ColumnTransformer fails with CountVectorizer/HashingVectorizer in a pipeline (multiple textfeatures)


Similar to this problem (ColumnTransformer fails with CountVectorizer in a pipeline) I want to apply CountVectorizer/HashingVectorizer on a column with Text-features using the ColumnTransformer in a pipeline. But I do not have only one text-feature, but multiple.
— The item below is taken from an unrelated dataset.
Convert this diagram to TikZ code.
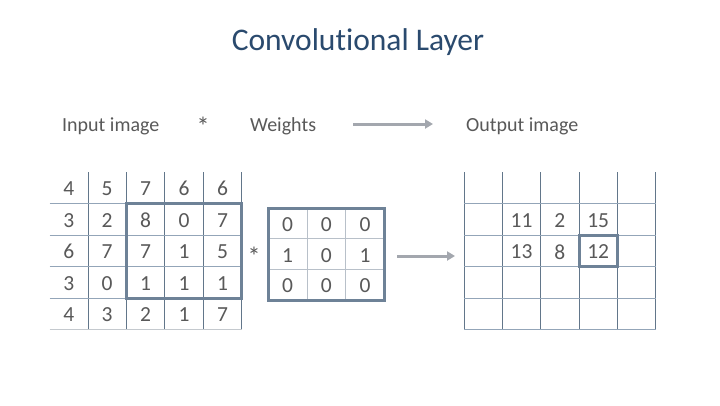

If I pass a single feature (not as list, like suggested in the solution to the other question) it works fine, how do I do it for multiple?

numeric_features = ['x0', 'x1', 'y0', 'y1']
categorical_features = []
text_features = ['text_feature', 'another_text_feature']

numeric_transformer = Pipeline(steps=[('scaler', StandardScaler())])
categorical_transformer = Pipeline(steps=[('encoder', OneHotEncoder())])
text_transformer = Pipeline(steps=[('hashing', HashingVectorizer())])

preprocessor = ColumnTransformer(transformers=[
    ('numeric', numeric_transformer, numeric_features), 
    ('categorical', categorical_transformer, categorical_features),
    ('text', text_transformer, text_features)
])
    
steps = [('preprocessor', preprocessor),
         ('clf', SGDClassifier())]
    
pipeline = Pipeline(steps=steps)
    
pipeline.fit(X_train, y_train)

Solution

  • Just use a separate transformer for each text feature.

    preprocessor = ColumnTransformer(transformers=[
        ('numeric', numeric_transformer, numeric_features), 
        ('categorical', categorical_transformer, categorical_features),
        ('text', text_transformer, 'text_feature'),
        ('more_text', text_transformer, 'another_text_feature'),
    ])
    

    (The transformers get cloned during fitting, so you'll have two separate copies of text_transformer and everything is fine. If it worries you to specify the same transformer twice like this, you could always copy/clone it manually before specifying the ColumnTransformer.)